Mega-borsa, Londra si ribella a Bruxelles

Nozze con Francoforte verso il fallimento. Lse: «Non cediamo l'italiano Mts»

Il London Stock Exchange e la Deutsche Borse ricordano un po' le convergenze parallele di Aldo Moro. È da quasi 20 anni che i due gruppi cercano di unirsi, ma poi qualcosa va sempre storto. E le nozze non si fanno. Storia già successa nel 2000 e 2005, e che ora rischia di ripetersi. A mettere i bastoni tra le ruote alla fusione da 23mila miliardi di euro che darebbe vita a un modello borsistico dalla taglia extra-large (per intenderci, tipo quello americano formato da Chicago Mercantile Exchange e Intercontinental Exchange), è questa volta l'Antitrust europeo che teme si possano creare condizioni di semi-monopolio. Con l'italianissimo Mercato telematico secondario, la piattaforma della nostra Borsa dove si scambiano i titoli di Stato europei, preso in mezzo. Per dare il via libera all'operazione, l'Authority della concorrenza ha infatti posto una precisa condizione: la cessione da parte del Lse di Mts (di cui controllano il 60% attraverso Bosa Italiana), allo scopo di rafforzare i francesi di Euronext. Vincolo che gli inglesi non intendono rispettare, ritenendo «altamente improbabile» di poter soddisfare la richiesta di Bruxelles non volendo privarsi di un'attività considerata strategica. Senza qualche soluzione di compromesso, il merger è in serio pericolo.

Nelle intenzioni di Londra e Francoforte la strada verso il matrimonio doveva invece essere quasi in discesa. All'inizio di febbraio, entrambe avevano proposto di vendere a Euronext la camera di compensazione Lch Clearnet in cambio del disco verde alla fusione.
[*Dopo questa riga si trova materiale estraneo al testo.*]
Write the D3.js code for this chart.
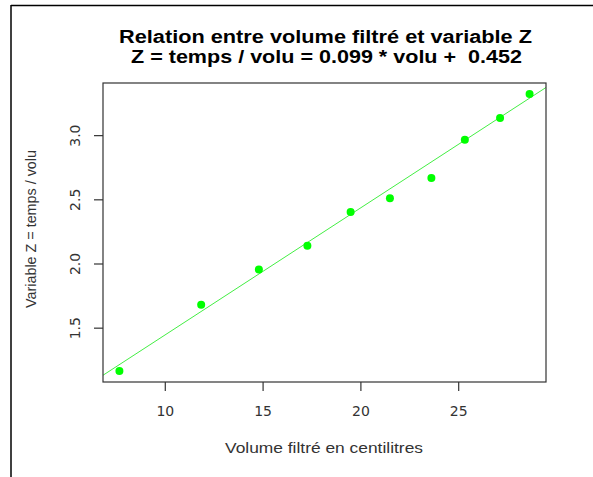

Niente da fare, troppo poco per rimuovere i tanti interrogativi legati all'intesa. Perplessità che riguardano la posizione pressoché dominante che il nuovo colosso avrebbe sul mercato delle opzioni e dei contratti a termine sulle azioni; e per le azioni tedesche, nascerebbe una società che controlla due delle piattaforme più grandi di negoziazione in Borsa. Secondo Deutsche Borse, entro la fine di marzo l'Antitrust si pronuncerà sul dossier aperto lo scorso settembre.

Di fronte alla piega che sta prendendo la vicenda, la Commissione

europea ha, per ora, assunto una posizione defilata: «Non abbiamo commenti da fare su inchieste Antitrust in corso», ha detto il portavoce. Forse perché, dopo la Brexit, con Londra è meglio andarci coi piedi di piombo.